Objectives: This study examines the efficacy of improving overall social functioning among preschool children with ASDs using the UCLA Preschool Applied Learning of Social Skills (PALS) Program, a 15-week manualized social skills intervention.
Methods: 29 children participated in the PALS intervention as part of their enrollment in an intensive therapeutic social recreational program for children ages 3 to 6 with an ASD. Many participated in PALS multiple times due to continued enrollment in the broader social recreational program. Prior to treatment and after each round of the PALS intervention, parents and teachers rated Social Skills, Problem Behaviors, and Social Responsiveness using the Social Skills Rating System (SSRS; Gresham & Elliot, 1990) and the Social Responsiveness Scale (SRS; Constantino, 2005). PALS includes 20-minute treatment sessions administered 2-3 times per week using puppet-facilitated scripted didactic lessons with role-playing exercises by group leaders and peer models, structured and unstructured behavioral rehearsal of skills with peers, and weekly handouts for parents with strategies for reinforcing skills in other settings. Children learn concrete rules and steps of social etiquette for social communication, turn-taking, sharing, peer entry, good sportsmanship, teamwork, helping behavior, and body boundaries.

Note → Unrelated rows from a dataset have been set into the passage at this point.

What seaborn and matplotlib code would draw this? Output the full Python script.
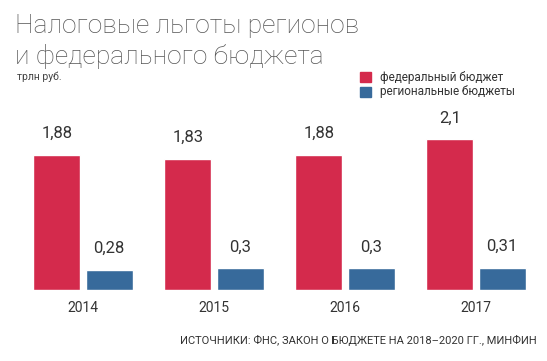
import numpy as np
import pandas as pd
import seaborn as sns
import matplotlib.pyplot as plt

years = ["2014", "2015", "2016", "2017"]
federal = [1.88, 1.83, 1.88, 2.1]
regional = [0.28, 0.3, 0.3, 0.31]
series_names = ["федеральный бюджет", "региональные бюджеты"]
colors = ["#d42a4c", "#376a9b"]


def fmt(v):
    return f"{v:g}".replace(".", ",")


df = pd.DataFrame({
    "year": years * 2,
    "value": federal + regional,
    "series": [series_names[0]] * 4 + [series_names[1]] * 4,
})

sns.set_theme(style="white")
plt.rcParams["font.family"] = ["Liberation Sans Narrow", "Roboto", "DejaVu Sans"]

fig = plt.figure(figsize=(5.47, 3.61), dpi=100)
W, H = 547, 361
# axes: x from -0.5..3.5 -> 131 px per group, y baseline at 290 px
left = (83 - 65.5) / W
bottom = (H - 290) / H
ax = fig.add_axes([left, bottom, 524 / W, 190 / H])

sns.barplot(data=df, x="year", y="value", hue="series", palette=colors,
            width=0.8, gap=0.1, saturation=1, legend=False, ax=ax)

ax.set_xlim(-0.5, 3.5)
ax.set_ylim(0, 190 / 71.8)
sns.despine(ax=ax, left=True, bottom=True)
ax.set_yticks([])
ax.set_xlabel("")
ax.set_ylabel("")
ax.tick_params(axis="x", length=0, pad=8, labelsize=10, labelcolor="#333333")

for cont in ax.containers:
    labels = [fmt(b.get_height()) for b in cont]
    ax.bar_label(cont, labels=labels, padding=10, fontsize=12, color="#333333")

# title
title_font = ["Roboto", "DejaVu Sans"]
fig.text(15 / W, 1 - 33 / H, "Налоговые льготы регионов", fontsize=19,
         fontweight="light", color="#555555", family=title_font,
         va="baseline")
fig.text(15 / W, 1 - 64 / H, "и федерального бюджета", fontsize=19,
         fontweight="light", color="#555555", family=title_font,
         va="baseline")
fig.text(17 / W, 1 - 80 / H, "трлн руб.", fontsize=7.5, color="#444444",
         va="baseline")

# legend
for i, (name, c) in enumerate(zip(series_names, colors)):
    y = 72 + i * 15
    fig.patches.append(plt.Rectangle((360 / W, 1 - (y + 10) / H), 11 / W, 10 / H,
                                     transform=fig.transFigure, color=c))
    fig.text(380 / W, 1 - (y + 5) / H, name, fontsize=8.5, color="#333333",
             va="center")

fig.text(537 / W, 1 - 340 / H,
         "ИСТОЧНИКИ: ФНС, ЗАКОН О БЮДЖЕТЕ НА 2018–2020 ГГ., МИНФИН",
         fontsize=8, color="#333333", ha="right", va="center")

fig.savefig("out.png", dpi=100)
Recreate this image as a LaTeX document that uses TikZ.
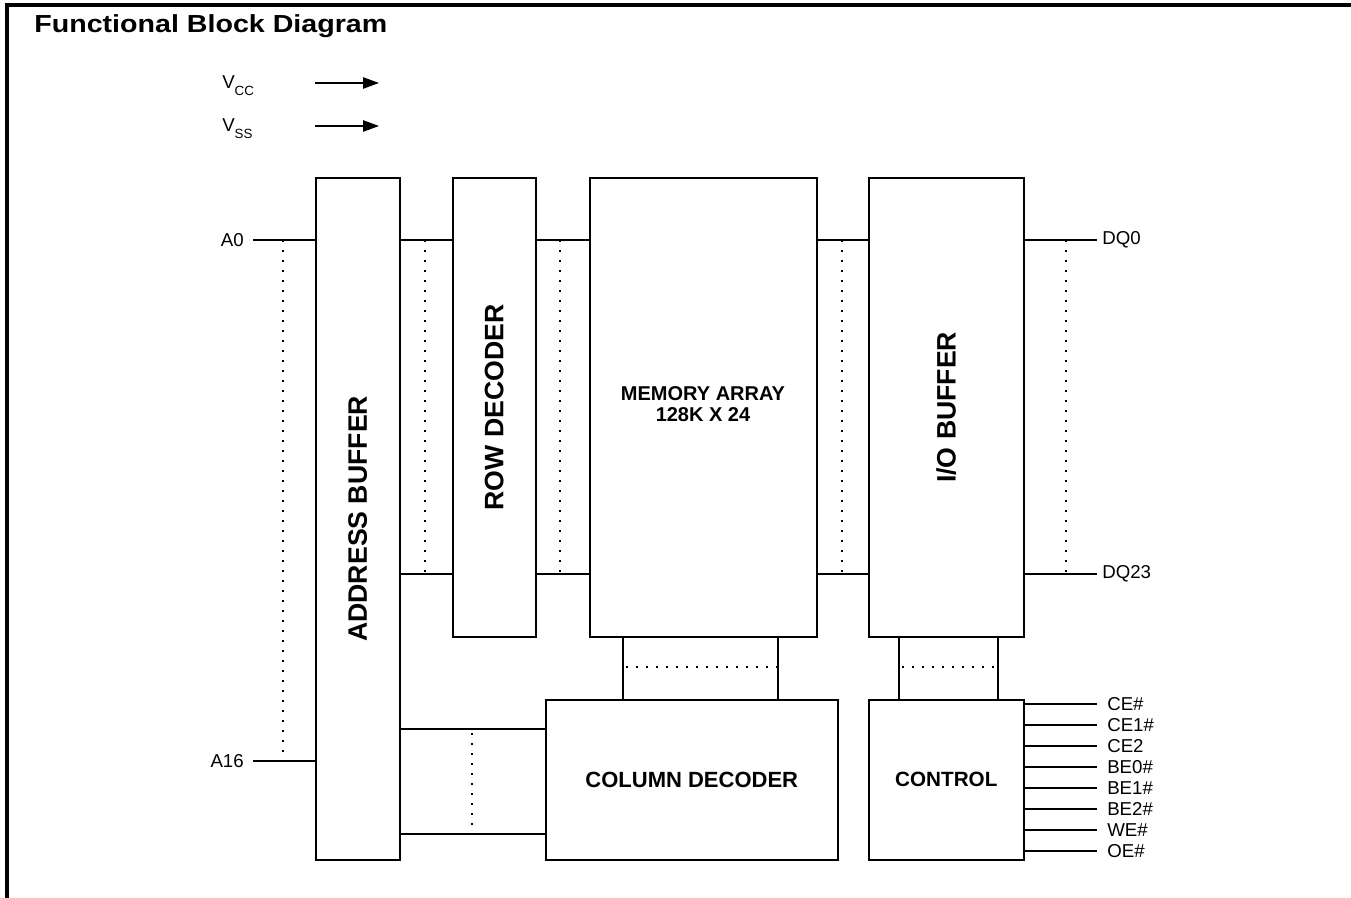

Results: Within-subjects ANOVAs were conducted for approximately 18 participants to examine treatment efficacy and improvement in social skills over time. Children who received PALS only once and/or who had missing data were excluded from the analyses. Tukey-Kramer pairwise comparisons were completed post-hoc to investigate potential continued improvement after participating in PALS a second time, followed by Bonferroni correction for conservative reporting of results. Parent-reported overall Social Responsiveness (p < .05) and Social Cognition (p < .01) on the SRS improved significantly after receiving PALS once. Teacher-reported overall Social Skills (p < .01) , Cooperation (p < .05), and Assertiveness (p < .01) on the SSRS, and parent-reported Social Communication (p < .01) on the SRS also improved significantly after receiving PALS once, and continued to improve after receiving PALS a second time. Teacher-reported overall Social Responsiveness (p < .05) and Social Awareness (p < .01) on the SRS, and Self-Control (p < .01) on the SSRS improved significantly after receiving PALS twice. Trends were found for improved teacher-reported Problem Behaviors (p = 0.0585) and Hyperactivity (p = 0.069) on the SSRS, and Social Motivation on the SRS (p = 0.054) after participating in PALS twice. Preliminary analysis of predictors of treatment success demonstrated that parent-reported Social Motivation at baseline significantly predicted parent-reported overall Social Responsiveness following PALS (p < .01); parent-reported Autistic Mannerisms was tested but not found significant.
Conclusions: These findings suggest that PALS may be efficacious in improving the social functioning of preschool-aged children with ASDs, with additional improvements expected after continued participation in PALS.